Calculating the embodied carbon on infrastructure projects in Canada is currently voluntary, but look for that to evolve in the coming years. Already the federal government’s infrastructure funding requires applicants to submit climate lens assessments to evaluate emissions. The Canadian Collaboration for Sustainable Procurement, a member-based network of Canadian public-sector institutions working together to align their spending with their values and commitments on sustainability, has identified green building materials and road construction as high impact opportunities for 2020. Progressive infrastructure owners understand the benefits and are considering embodied carbon on their projects, often using tools such as the Envision Sustainable Infrastructure Framework. The National Research Council of Canada is developing an inventory of LCA values for construction materials such as steel, wood, and concrete to establish guidelines and tools for conducting LCAs. Through my discussions with the BC Ministry of Environment, I learned this work is expected to conclude in 2023 and will inform the development of LCA tools for public procurement. Under the City of Vancouver’s green building policies referenced above, rezoning projects are required to complete LCAs. Through my discussions with Priopta Principal Anthony Pak, I learned the City of Vancouver is considering bolstering the LCA requirement by introducing a minimum embodied carbon reduction requirement.

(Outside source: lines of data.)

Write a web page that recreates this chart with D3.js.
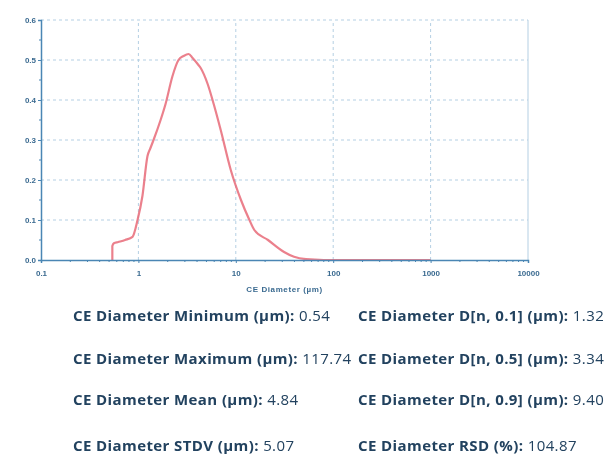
<html lang="en">
    <head>
        <title>CE Diameter distribution</title>
        <meta charset="utf-8">
        <script src="https://d3js.org/d3.v7.min.js"></script>
        <style>
            body { margin: 0; background: #fff; }
            svg { display: block; filter: blur(0.4px); }
        </style>
    </head>
    <body>
        <div id="chart">
            <svg width="616" height="458"></svg>
        </div>

        <script>
            // CE diameter (um) and number fraction
            var diameters = [0.54, 0.54, 0.56, 0.62, 0.73, 0.87, 0.98, 1.10, 1.24, 1.33, 1.43, 1.69, 1.90, 2.24, 2.58, 2.91, 3.28, 3.60, 4.06, 4.36, 5.14, 5.93, 7.0, 8.88, 11.3, 13.8, 15.5, 21.4, 31.3, 39.6, 52.6, 80, 117.7, 200, 500, 1000];
            var fractions = [0.0, 0.035, 0.042, 0.045, 0.05, 0.058, 0.10, 0.16, 0.26, 0.28, 0.30, 0.35, 0.39, 0.46, 0.50, 0.51, 0.515, 0.505, 0.49, 0.48, 0.44, 0.39, 0.325, 0.225, 0.15, 0.10, 0.075, 0.05, 0.02, 0.008, 0.002, 0.0, 0.0, 0.0, 0.0, 0.0];

            var yTicks = [0, 0.1, 0.2, 0.3, 0.4, 0.5, 0.6];
            var yMinor = [0.05, 0.15, 0.25, 0.35, 0.45, 0.55];
            var xTicks = [0.1, 1, 10, 100, 1000, 10000];
            var xTickLabels = ["0.1", "1", "10", "100", "1000", "10000"];

            var statLabels = [
                ["CE Diameter Minimum (µm): ", "CE Diameter D[n, 0.1] (µm): "],
                ["CE Diameter Maximum (µm): ", "CE Diameter D[n, 0.5] (µm): "],
                ["CE Diameter Mean (µm): ", "CE Diameter D[n, 0.9] (µm): "],
                ["CE Diameter STDV (µm): ", "CE Diameter RSD (%): "]
            ];
            var statValues = [
                ["0.54", "1.32"],
                ["117.74", "3.34"],
                ["4.84", "9.40"],
                ["5.07", "104.87"]
            ];

            var svg = d3.select("svg");
            var axisColor = "#4a86b4",
                gridColor = "#b4cfe3",
                labelColor = "#3a6a90",
                textColor = "#22425f";

            var x = d3.scaleLog().domain([0.1, 10000]).range([41, 528]);
            var y = d3.scaleLinear().domain([0, 0.6]).range([260, 20]);

            var xMinor = [];
            for (var p = -1; p < 4; p++) {
                for (var k = 2; k < 10; k++) xMinor.push(k * Math.pow(10, p));
            }

            // grid
            var grid = svg.append("g");
            grid.selectAll(".hgrid")
                .data(yTicks.slice(1))
                .enter().append("line")
                .attr("x1", x(0.1)).attr("x2", x(10000))
                .attr("y1", function(d) { return y(d); })
                .attr("y2", function(d) { return y(d); })
                .attr("stroke", gridColor)
                .attr("stroke-dasharray", "3,3");
            grid.selectAll(".vgrid")
                .data(xTicks.slice(1, 5))
                .enter().append("line")
                .attr("y1", y(0)).attr("y2", y(0.6))
                .attr("x1", function(d) { return x(d); })
                .attr("x2", function(d) { return x(d); })
                .attr("stroke", gridColor)
                .attr("stroke-dasharray", "3,3");
            grid.append("line")
                .attr("x1", x(10000)).attr("x2", x(10000))
                .attr("y1", y(0)).attr("y2", y(0.6))
                .attr("stroke", gridColor);

            // curve
            var pts = diameters.map(function(d, i) { return [d, fractions[i]]; });
            var line = d3.line()
                .x(function(d) { return x(d[0]); })
                .y(function(d) { return y(d[1]); })
                .curve(d3.curveMonotoneX);
            svg.append("path")
                .datum(pts)
                .attr("d", line)
                .attr("fill", "none")
                .attr("stroke", "#e86a78")
                .attr("stroke-width", 2.2)
                .attr("stroke-opacity", 0.85);

            // axes
            var gx = svg.append("g")
                .attr("transform", "translate(0," + y(0) + ")")
                .call(d3.axisBottom(x).tickValues(xTicks).tickSize(3)
                    .tickFormat(function(d, i) { return xTickLabels[i]; }));
            gx.append("g").selectAll("line")
                .data(xMinor)
                .enter().append("line")
                .attr("x1", function(d) { return x(d); })
                .attr("x2", function(d) { return x(d); })
                .attr("y1", 0).attr("y2", 2)
                .attr("stroke", axisColor);

            var gy = svg.append("g")
                .attr("transform", "translate(" + x(0.1) + ",0)")
                .call(d3.axisLeft(y).tickValues(yTicks).tickSize(3).tickFormat(d3.format(".1f")));
            gy.append("g").selectAll("line")
                .data(yMinor)
                .enter().append("line")
                .attr("y1", function(d) { return y(d); })
                .attr("y2", function(d) { return y(d); })
                .attr("x1", 0).attr("x2", -2)
                .attr("stroke", axisColor);

            [gx, gy].forEach(function(g) {
                g.select(".domain").attr("stroke", axisColor).attr("stroke-width", 1.5);
                g.selectAll(".tick line").attr("stroke", axisColor);
                g.selectAll(".tick text")
                    .attr("fill", labelColor)
                    .style("font-family", "Liberation Sans, Arial, sans-serif")
                    .style("font-size", "8px")
                    .style("font-weight", "bold");
            });
            gx.selectAll(".tick text").attr("y", 10);
            gy.selectAll(".tick text").attr("x", -5);

            svg.append("text")
                .attr("x", (x(0.1) + x(10000)) / 2)
                .attr("y", 292)
                .attr("text-anchor", "middle")
                .attr("fill", labelColor)
                .style("font-family", "Liberation Sans, Arial, sans-serif")
                .style("font-size", "8px")
                .style("font-weight", "bold")
                .style("letter-spacing", "0.6px")
                .text("CE Diameter (µm)");

            // statistics block
            var colX = [73, 358],
                rowY = [321, 364, 405, 451];
            statLabels.forEach(function(row, r) {
                row.forEach(function(lbl, c) {
                    var t = svg.append("text")
                        .attr("x", colX[c])
                        .attr("y", rowY[r])
                        .attr("fill", textColor)
                        .style("font-family", "Open Sans, sans-serif")
                        .style("font-size", "15px")
                        .style("letter-spacing", "0.4px");
                    t.append("tspan").style("font-weight", "bold").text(lbl);
                    t.append("tspan").text(statValues[r][c]);
                });
            });
        </script>
    </body>
</html>
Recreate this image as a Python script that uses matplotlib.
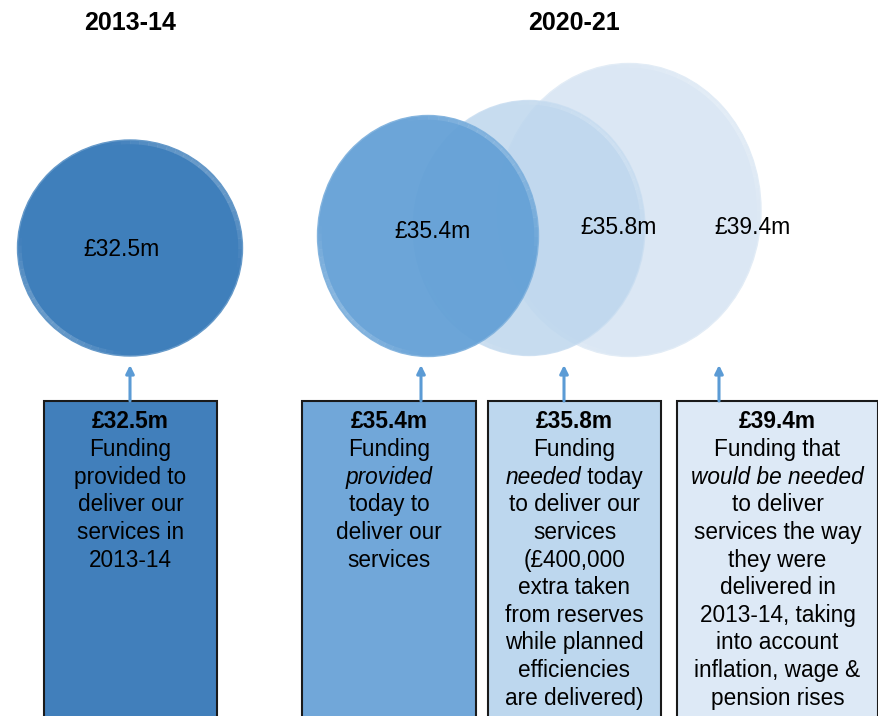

In Sweden, the national transport agency implemented a 2015 policy to require all new projects with a budget over 50M kr (approximately $7M CAD) to report, reduce and document greenhouse gas emissions and energy use throughout project delivery. They are even awarding bonuses to project bidders that beat prescribed target carbon performance. For products, they have policies to reduce embodied emissions from procured materials, requiring suppliers to perform better than a minimum level. Similar carbon performance-based procurement systems are being considered by governments around the world.

Of course, considering embodied carbon comes with unique challenges. At this point, limited data is available for the carbon intensity of infrastructure products and materials, however progress is being made. Projects often involve thousands of products, making it very onerous to quantify. Focusing on major materials like concrete/cement, steel and aggregates is a good place to start. For context, consider the Port Mann Highway 1 Project, a BC project I spent several years on. The Port Mann Bridge alone, not including the 37km of highway widening, interchanges etc., required approximately 157,000m3 of concrete. Assuming an embodied carbon value of 350kg CO2 eq/m3 of concrete, the bridge’s concrete represents approximately 55,000 tonnes of CO2e, equivalent to about 12,000 average Canadian cars on the road for one year.

LCAs and embodied carbon considerations also add a layer to already complex project decision making. Considering embodied carbon early in a project’s life cycle is the most efficient and cost-effective way. Education and mindset shifts are key.

Accurate calculation of embodied carbon over a project’s life cycle is challenging. But calculating it, tracking it, and diminishing it is the right thing to do for the environment, taxpayers and the economy. In the future, project professionals and governments will ensure that the embodied carbon of the built environment is as low as possible, for the benefit of us all.